Implementing a function in bash that simply echos its standard input to standard output is surprisingly difficult. Here’s one possible golfed implementation:

bashcat(){ local z=\\0;while [ $z ];do LC_ALL=C IFS= read -rd '' l||z=;printf "%s$z" "$l";done;}

Cleaned up, it could look like this:

1bashcat () {
2    local trailing_nul='\0'
3    while [ $trailing_nul ]; do
4        LC_ALL=C IFS= read -rd '' chunk || trailing_nul=
5        printf "%s$trailing_nul" "$chunk"
6    done
7}

There’s a lot going on.

  • LC_ALL=C is required for read to parse the input byte-by-byte, instead of doing locale specific things (i.e. parse UTF-8). LC_ALL specifically is used, because it overrides all other locale settings like LANG, LC_CTYPE, and so on
  • IFS= is required, otherwise spaces, tabs, and newlines will get stripped in certain cases
  • -r is so that backslash is not treated specially
  • -d '' is required so read consumes input until a NUL-byte, consuming it but not storing it in chunk (bash variables are NUL-terminated so it wouldn’t be possible anyways). The space is required if the delimiter is just ''
  • printf is required because echo cannot reliably print data
  • $trailing_nul is required, because read exiting successfully (status code 0) means that the delimiter was consumed (in this case the NUL-byte). If read exits with status code 1, it means that the delimiter wasn’t consumed, or EOF. In that case (||), we reset trailing_nul so it doesn’t get printed, and the next iteration of while will not happen.
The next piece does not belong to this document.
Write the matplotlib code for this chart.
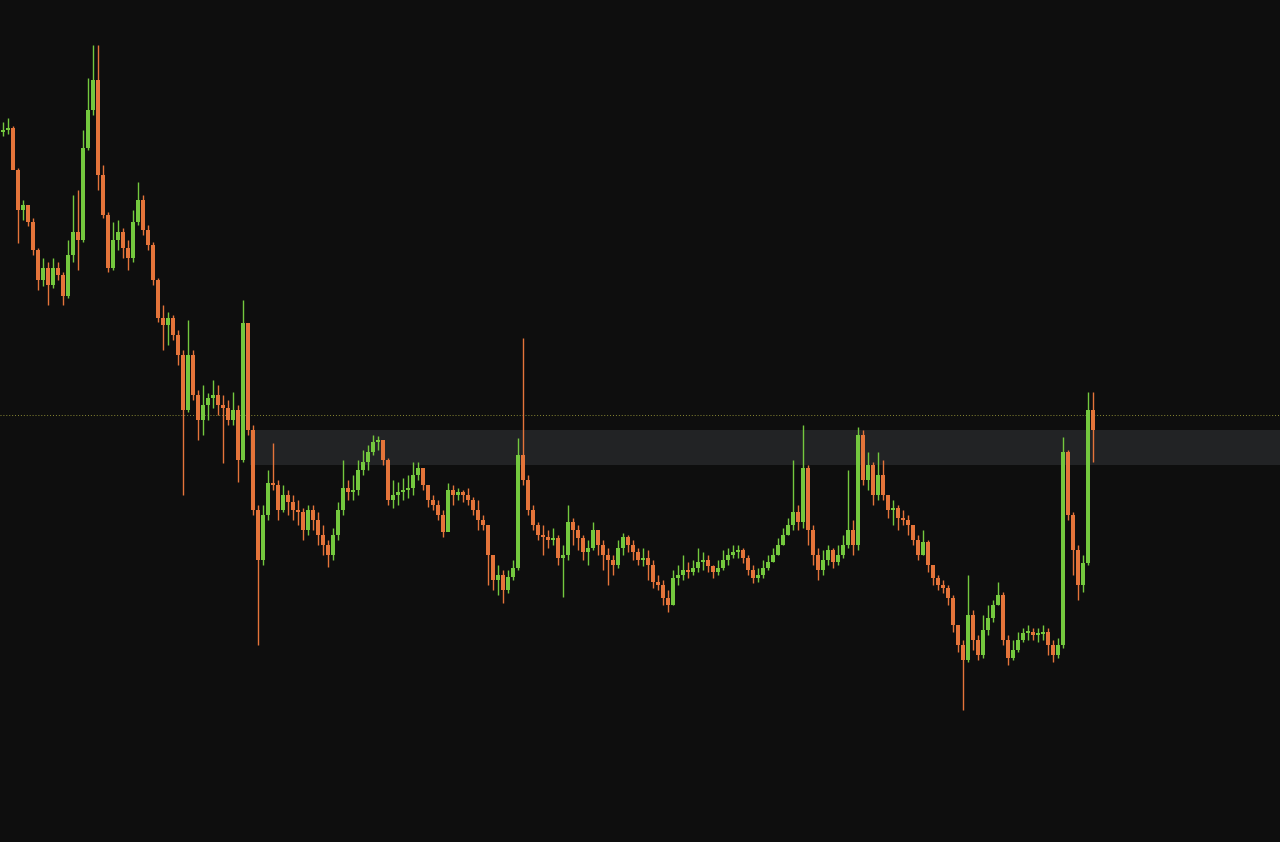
import numpy as np
import matplotlib
matplotlib.use("Agg")
import matplotlib.pyplot as plt

# candle data (price units), one candle per step
first_open = 710
closes = [712, 714, 672, 632, 637, 620, 592, 562, 574, 557,
          574, 567, 546, 587, 610, 602, 694, 732, 762, 667,
          627, 574, 602, 610, 594, 584, 620, 642, 612, 597,
          562, 524, 517, 524, 507, 487, 432, 487, 447, 422,
          437, 444, 447, 437, 434, 422, 432, 382, 519, 412,
          332, 282, 327, 359, 357, 332, 347, 340, 332, 330,
          312, 332, 322, 307, 297, 287, 307, 332, 354, 350,
          352, 372, 380, 390, 400, 402, 382, 342, 347, 350,
          352, 354, 367, 374, 357, 342, 337, 327, 310, 352,
          347, 350, 347, 342, 332, 322, 317, 287, 262, 267,
          252, 265, 274, 387, 362, 332, 317, 307, 305, 302,
          304, 284, 287, 320, 312, 304, 290, 294, 312, 297,
          287, 282, 277, 294, 305, 297, 290, 282, 284, 277,
          260, 257, 244, 237, 264, 267, 272, 270, 274, 280,
          282, 276, 270, 274, 282, 287, 290, 292, 284, 272,
          264, 267, 274, 280, 287, 297, 307, 317, 330, 320,
          374, 312, 287, 272, 282, 292, 280, 287, 297, 312,
          297, 407, 362, 377, 347, 367, 347, 332, 334, 324,
          322, 317, 302, 287, 300, 277, 264, 257, 254, 244,
          217, 197, 182, 227, 202, 187, 212, 224, 237, 247,
          202, 184, 192, 202, 209, 210, 207, 208, 210, 197,
          187, 197, 390, 327, 292, 257, 279, 432, 412]
highs = [720, 724, 716, 674, 642, 637, 624, 594, 584, 580,
         584, 580, 570, 602, 647, 652, 712, 764, 797, 797,
         677, 630, 620, 622, 614, 602, 632, 660, 647, 617,
         600, 564, 537, 530, 527, 512, 492, 522, 492, 452,
         457, 449, 462, 457, 447, 442, 450, 437, 542, 502,
         417, 337, 337, 372, 399, 362, 357, 352, 347, 342,
         334, 337, 337, 330, 317, 302, 314, 340, 382, 362,
         367, 382, 392, 397, 407, 406, 402, 384, 362, 360,
         364, 367, 380, 380, 374, 357, 347, 342, 332, 359,
         357, 354, 352, 354, 345, 342, 327, 317, 287, 277,
         272, 272, 282, 404, 504, 367, 337, 320, 317, 312,
         314, 307, 297, 337, 324, 317, 307, 302, 320, 312,
         302, 294, 287, 302, 309, 307, 302, 294, 294, 292,
         282, 267, 262, 252, 272, 277, 287, 280, 282, 294,
         290, 287, 277, 282, 292, 294, 297, 297, 294, 287,
         277, 274, 282, 287, 294, 304, 314, 324, 382, 337,
         417, 377, 317, 294, 292, 297, 294, 297, 307, 372,
         322, 415, 412, 390, 380, 390, 382, 347, 342, 337,
         332, 327, 317, 307, 312, 302, 277, 267, 262, 257,
         247, 217, 202, 267, 232, 207, 227, 237, 242, 260,
         250, 207, 202, 210, 214, 217, 214, 214, 217, 214,
         202, 204, 405, 392, 330, 297, 287, 450, 450]
lows = [706, 708, 674, 599, 622, 616, 587, 552, 556, 537,
        554, 562, 537, 544, 580, 572, 600, 692, 727, 652,
        624, 570, 572, 592, 584, 572, 580, 617, 607, 592,
        557, 520, 492, 497, 502, 477, 347, 430, 442, 402,
        407, 422, 434, 427, 379, 417, 417, 360, 380, 407,
        327, 197, 277, 322, 352, 322, 330, 327, 322, 317,
        302, 307, 312, 297, 287, 275, 282, 302, 327, 342,
        342, 347, 367, 372, 387, 392, 377, 337, 334, 337,
        342, 344, 347, 362, 352, 335, 332, 322, 305, 312,
        337, 342, 340, 337, 327, 312, 312, 257, 252, 247,
        239, 249, 262, 272, 357, 327, 312, 302, 287, 294,
        297, 277, 245, 282, 297, 292, 282, 277, 292, 287,
        272, 257, 267, 274, 287, 290, 282, 277, 276, 262,
        254, 252, 237, 230, 237, 257, 262, 264, 267, 270,
        272, 270, 264, 267, 272, 277, 284, 284, 279, 267,
        259, 260, 264, 272, 280, 287, 297, 307, 312, 312,
        314, 297, 277, 262, 267, 277, 274, 277, 284, 294,
        287, 292, 357, 352, 337, 342, 342, 324, 317, 312,
        317, 307, 297, 282, 287, 270, 257, 252, 249, 237,
        210, 190, 132, 180, 192, 182, 184, 207, 220, 237,
        197, 177, 182, 190, 200, 202, 202, 200, 202, 187,
        180, 184, 194, 322, 267, 242, 250, 277, 380]

# horizontal levels
last_price = 427
zone_low, zone_high = 377, 412

up_col = "#74c83e"
down_col = "#e4743a"
bg = "#0e0e0e"

closes = np.array(closes)
highs = np.array(highs)
lows = np.array(lows)
opens = np.concatenate(([first_open], closes[:-1]))
idx = np.arange(len(closes))
cols = np.where(closes >= opens, up_col, down_col)

fig = plt.figure(figsize=(12.8, 8.42), dpi=100)
fig.patch.set_facecolor(bg)
ax = fig.add_axes([0, 0, 1, 1])
ax.set_facecolor(bg)

# support / resistance zone and last price line
ax.axhspan(zone_low, zone_high, xmin=0.195, xmax=1, color="#222325", lw=0, zorder=0)
ax.axhline(last_price, color="#8a8a34", lw=0.7, ls=(0, (1, 2)), zorder=1)

# wicks then bodies
ax.vlines(idx, lows, highs, colors=cols, lw=1.0, zorder=2)
h = closes - opens
h = np.where(np.abs(h) < 2, 2, h)
ax.bar(idx, h, bottom=opens, width=0.82, color=cols, lw=0, zorder=3)

ax.set_xlim(-0.6, 255.4)
ax.set_ylim(0, 842)
ax.axis("off")

fig.savefig("out.png", dpi=100, facecolor=bg)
Notice how a failing read doesn’t mean we’re done, it could’ve still read a bunch of bytes into chunk, which must be flushed, hence the weird logic

Regarding speed, on my system, I see these speeds

 1~$ Throughput with random data
 2~$ </dev/urandom           pv >/dev/null
 3[ 545MiB/s ]
 4~$ </dev/urandom cat     | pv >/dev/null
 5[ 440MiB/s ]
 6~$ </dev/urandom bashcat | pv >/dev/null
 7[ 1.45MiB/s ]
 8
 9~$ Throughput with zero data
10~$ </dev/zero              pv >/dev/null
11[ 31.4GiB/s ]
12~$ </dev/zero cat        | pv >/dev/null
13[ 1.63GiB/s ]
14~$ </dev/zero bashcat    | pv >/dev/null
15[ 26.6KiB/s ]

Therefore, our bashcat is roughly 300x slower for random data and more than 60000x slower for just NULs.

If binary data is not a problem, of course, the following works as well, although it cannot be piped:

printf %s "$(</dev/stdin)"

This will skip over any NUL-bytes and strip all trailing newlines.